Principle:ClickHouse ClickHouse Binary Linking
| Knowledge Sources | |
|---|---|
| Domains | Build_System, C++, Systems_Programming |
| Last Updated | 2026-02-08 00:00 GMT |
Overview
Monolithic binary linking is the final build stage that combines all component libraries, interposes a custom memory allocator, and produces a single executable with a busybox-style dispatch table for selecting among multiple application modes.
Description
The final linking stage of ClickHouse produces a single monolithic binary by combining:
- Program component libraries:
clickhouse-server-lib,clickhouse-client-lib,clickhouse-local-lib, and approximately 20 other per-component static libraries. - The database engine: The
dbmsstatic library containing query processing, storage engines, and all core database functionality. - Common libraries:
clickhouse_common_io,common, and other base-layer libraries. - Third-party libraries: Approximately 90 vendored static libraries from
contrib/.
A critical aspect of the linking process is memory allocator interposition. ClickHouse uses jemalloc as its memory allocator, but rather than simply linking against it, the build system uses the linker's --wrap mechanism to intercept all standard C allocation functions. This enables ClickHouse's memory tracking system to account for every allocation and deallocation.

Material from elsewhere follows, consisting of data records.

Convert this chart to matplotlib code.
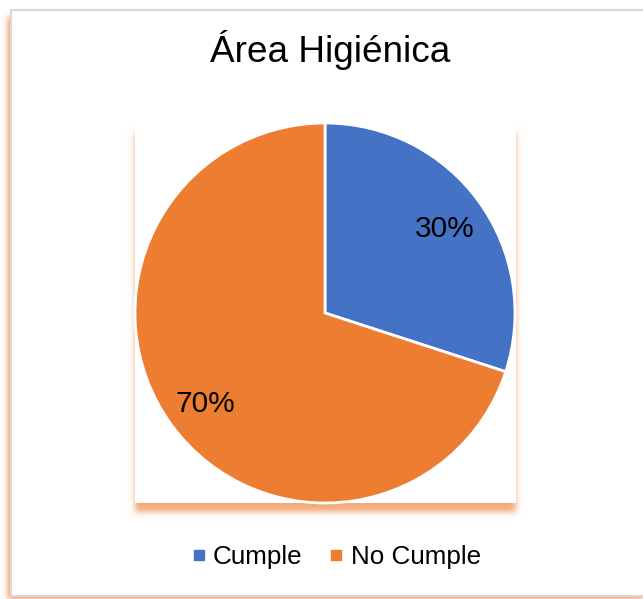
import numpy as np
import matplotlib
matplotlib.use("Agg")
import matplotlib.pyplot as plt
from matplotlib.lines import Line2D
from matplotlib.patches import Rectangle

plt.rcParams['font.family'] = ['Liberation Sans', 'DejaVu Sans']

# data
labels = ['Cumple', 'No Cumple']
values = [30, 70]
colors = ['#4472C4', '#ED7D31']
title = 'Área Higiénica'

W, H = 643, 599
fig = plt.figure(figsize=(W / 100, H / 100), dpi=100)


def blur(a, s):
    k = np.exp(-0.5 * (np.arange(-3 * s, 3 * s + 1) / s) ** 2)
    k /= k.sum()
    a = np.apply_along_axis(lambda r: np.convolve(r, k, mode='same'), 0, a)
    a = np.apply_along_axis(lambda r: np.convolve(r, k, mode='same'), 1, a)
    return a


def shadow(img, x0, y0, x1, y1, s, alpha):
    m = np.zeros((H, W))
    m[max(y0, 0):y1, max(x0, 0):x1] = 1
    m = blur(m, s) * alpha
    orange = np.array([237, 125, 49]) / 255
    img[:] = img * (1 - m[..., None]) + orange * m[..., None]


# background with soft orange shadows (chart area + plot area)
img = np.ones((H, W, 3))
shadow(img, 8, 17, W + 20, 606, 3, 0.8)
img[10:596, 11:W] = 1
shadow(img, 135, 133, 516, 512, 3, 0.65)
img[125:503, 135:516] = 1

bg = fig.add_axes([0, 0, 1, 1], zorder=0)
bg.imshow(img, extent=(0, W, H, 0), interpolation='bilinear')
bg.add_patch(Rectangle((11, 10), W, 586, fill=False, edgecolor='#d9d9d9', linewidth=1.5))
bg.set_xlim(0, W)
bg.set_ylim(H, 0)
bg.axis('off')

# pie
cx, cy, r = 325, 313, 190
ax = fig.add_axes([(cx - r) / W, (H - cy - r) / H, 2 * r / W, 2 * r / H], zorder=1)
wedges, texts, autotexts = ax.pie(values, colors=colors, startangle=90, counterclock=False,
                                  autopct='%1.0f%%', pctdistance=0.78,
                                  wedgeprops=dict(edgecolor='white', linewidth=2),
                                  textprops=dict(fontsize=21.5, color='black'))
for t in autotexts:
    x, y = t.get_position()
    t.set_position((x, y - 0.018))
ax.set_xlim(-1, 1)
ax.set_ylim(-1, 1)
ax.axis('off')

fig.text(330 / W, 1 - 50 / H, title, ha='center', va='center', fontsize=26.6)

handles = [Line2D([], [], marker='s', linestyle='none', markersize=6.5,
                  markerfacecolor=c, markeredgecolor=c) for c in colors]
fig.legend(handles, labels, loc='center', bbox_to_anchor=(337 / W, 1 - 557 / H), ncol=2,
           frameon=False, fontsize=18.7, handlelength=0.4, handletextpad=0.35,
           columnspacing=1.1, borderpad=0)

fig.savefig('out.png', dpi=100)
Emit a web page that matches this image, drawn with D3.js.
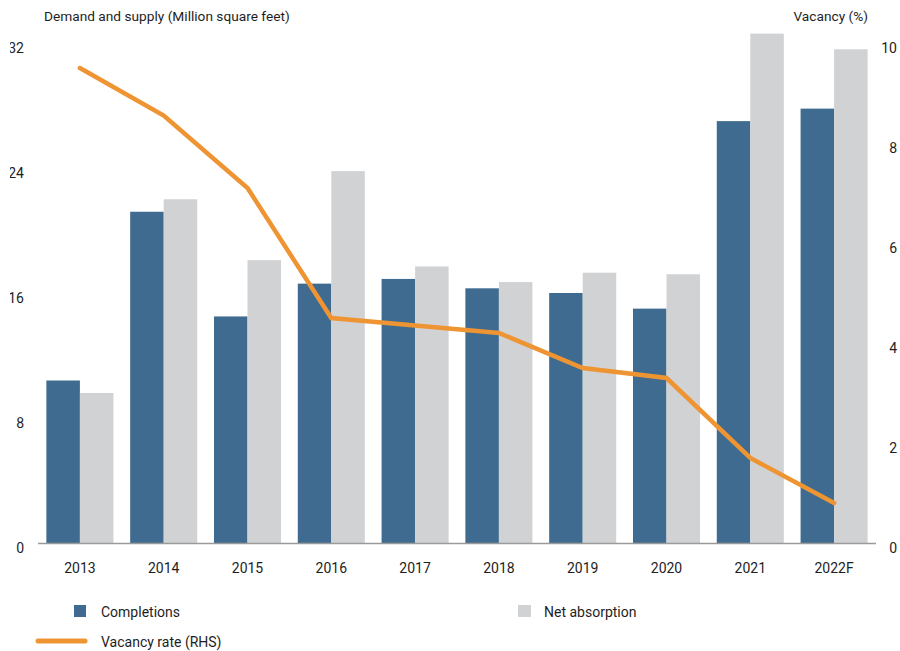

The clickhouse_add_executable macro (defined in the root CMakeLists.txt) wraps the standard CMake add_executable to inject:
clickhouse_mallocobject files: These provide the__wrap_malloc,__wrap_free, and related functions that intercept allocations.- Linker
--wrapoptions: On Linux (non-sanitizer builds), the linker wrapsmalloc,free,calloc,realloc,aligned_alloc,posix_memalign,valloc,memalign,reallocarray, andpvalloc. memcpyobject files: On amd64 with glibc compatibility and ThinLTO enabled, a custom memcpy is injected to neutralize ThinLTO's libcall generation.clickhouse_new_deletelibrary: Provides custom C++operator newandoperator deletethat use the wrapped allocator.
The --wrap mechanism works at the linker level: calls to malloc are redirected to __wrap_malloc, and the original malloc is made available as __real_malloc. This is more reliable than LD_PRELOAD or weak symbol overriding because it happens at link time, not at runtime.
On macOS and FreeBSD, the --wrap linker option is not available, so the memory tracking uses a different mechanism. Sanitizer builds also skip wrapping because sanitizers have their own allocation interception.
Usage
Use monolithic binary linking with memory allocator interposition when:
- The application needs precise memory accounting (tracking every allocation for memory limits, profiling, and leak detection).
- A custom allocator (like jemalloc) provides better performance than the system allocator, but the application also needs a tracking layer on top.
- The busybox architecture requires combining many component libraries into a single executable.
- The project needs to ensure that no allocation escapes tracking, including those from third-party libraries.
Theoretical Basis
The linker --wrap mechanism operates as follows:
BEFORE --wrap:
code calls: malloc(size) --> glibc malloc
AFTER --wrap=malloc:
code calls: malloc(size) --> __wrap_malloc(size)
{
track_allocation(size);
return __real_malloc(size); // original malloc
}
The complete wrapping covers all standard C allocation functions:
Wrapped functions:
malloc, free, calloc, realloc, aligned_alloc,
posix_memalign, valloc, memalign, reallocarray, pvalloc (non-musl only)
The dispatch table in main.cpp maps program names to entry functions:
clickhouse_applications[] = {
{"local", mainEntryClickHouseLocal},
{"client", mainEntryClickHouseClient},
{"server", mainEntryClickHouseServer},
{"keeper", mainEntryClickHouseKeeper}, // conditional
{"benchmark", mainEntryClickHouseBenchmark},
... 20+ more entries ...
{"help", mainEntryHelp},
}
Runtime dispatch logic in main:
- Check
argv[0]for symlink names (e.g.,clickhouse-server). - Check
argv[1]for subcommand names (e.g.,clickhouse server). - Check short aliases (e.g.,
chlforlocal,chcforclient). - Check for
--host/--portarguments to auto-detect client mode. - Default to
localmode if no match or if run with flags like-q.